MR. GREEN'S CLAIM FOR $117.68 FOR "INSURANCE" ALSO REQUIRES ADDITIONAL EXPLANATION, BUT WOULD APPEAR TO BE REIMBURSABLE-- IF AT ALL - AS A "MORTGAGE SERVICE" EXPENSE DISCUSSED ABOVE. THIS FOLLOWS FROM THE SPECIFIC WORDING OF PARAGRAPH 2-6.2D OF THE FTR THAT "(THE COST OF A MORTGAGE TITLE POLICY PAID FOR BY THE EMPLOYEE ON A RESIDENCE PURCHASED BY HIM/HER IS REIMBURSABLE BUT COSTS OF OTHER TYPES OF INSURANCE PAID FOR BY HIM/HER, SUCH AS AN OWNER'S TITLE POLICY, A 'RECORD TITLE' POLICY, MORTGAGE INSURANCE, AND INSURANCE AGAINST DAMAGE OR LOSS OF PROPERTY, ARE NOT REIMBURSABLE ITEMS OF EXPENSE."

10 PERCENT DOWNPAYMENT AND SECURITY DEPOSIT

MR. GREEN CLAIMS HIS $2,120 "10% DOWNPAYMENT" AND $330 "SECURITY DEPOSIT" AS REIMBURSABLE EXPENSES INCURRED IN THE PURCHASE OF HIS COOPERATIVE APARTMENT. BOTH OF THESE MONETARY OUTLAYS ARE CREDITED AGAINST THE STOCK PURCHASE PRICE WHICH IN EFFECT REPRESENTS THE RESIDENCE ITSELF. NEITHER 5 U.S.C. 5724A NOR THE FEDERAL TRAVEL REGULATIONS CONTEMPLATE THE GOVERNMENT'S TAKING A REAL PROPERTY INTEREST IN AN EMPLOYEE'S NEW RESIDENCE. AS THE DOWNPAYMENT AND SECURITY DEPOSIT ARE PART OF THE PURCHASE PRICE AND NOT A PART OF THE COST OR EXPENSES OF PURCHASING, THEY ARE NOT REIMBURSABLE AS A RELOCATION EXPENSE UNDER CONTROLLING LEGAL AUTHORITY.

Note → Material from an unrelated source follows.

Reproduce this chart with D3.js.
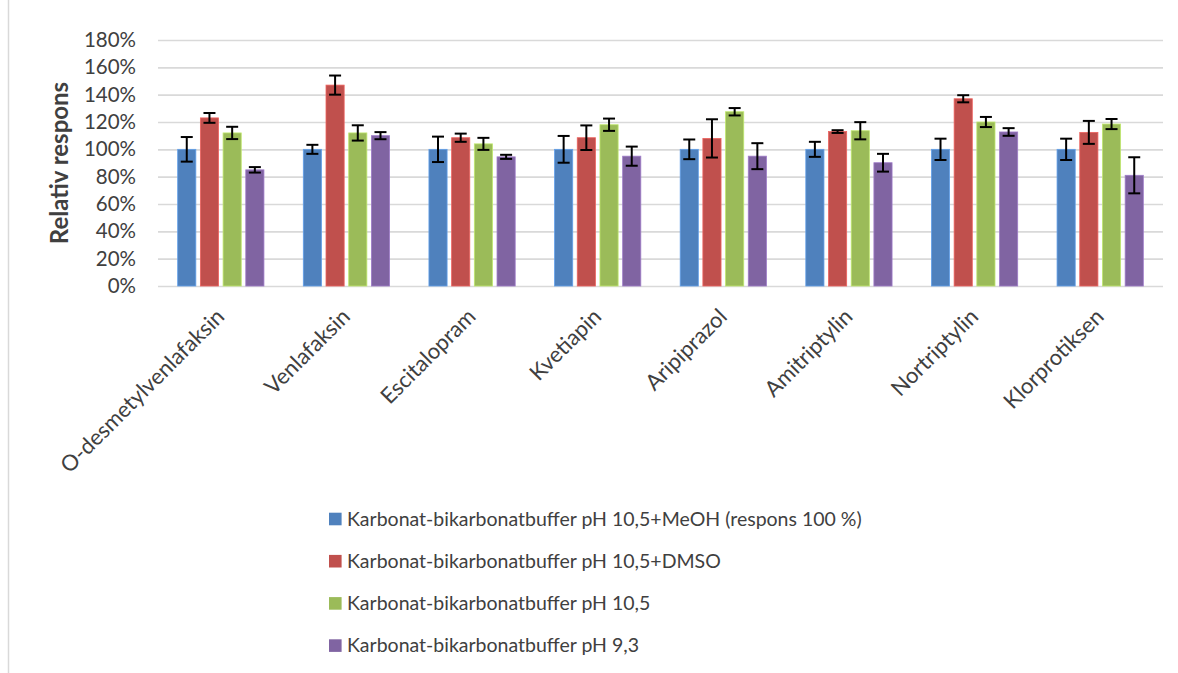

MOREOVER, WITH REFERENCE TO THE TAYLOR CASE DISCUSSED ABOVE, THE OCCUPANCY AGREEMENT AND COOPERATIVE PLAN FOR MR. GREEN'S NEW RESIDENCE SET FORTH COMPUTATIONAL SUMS THAT ARE PAYABLE BY THE OWNER (MR. GREEN) AS "CARRYING CHARGES" ON A MONTHLY BASIS. INCLUDED IN THIS LIST ARE ITEMS SUCH AS TAXES, ADMINISTRATIVE AND OPERATING EXPENSES, INSURANCE, OPERATING RESERVES, MAINTENANCE, AND MORTGAGE AND INTEREST PAYMENTS. IN THE TAYLOR CASE WE OBSERVED THAT EXPENSES OF THE TYPE REPRESENTED BY HIS CLAIM FOR CARRYING CHARGES COULD NOT BE CONSIDERED A COST INCIDENT TO THE SALE OF A RESIDENCE FOR WHICH REIMBURSEMENT IS AUTHORIZED UNDER CHAPTER 2, PART 6, OF THE FTR. HERE, IN MR. GREEN'S CASE, WE ARE NO LESS PERSUADED THAT COSTS INCLUDED IN THE MONTHLY CARRYING CHARGES ARE NOT REIMBURSABLE IN CONNECTION WITH THE PURCHASE OF A COOPERATIVE RESIDENCE.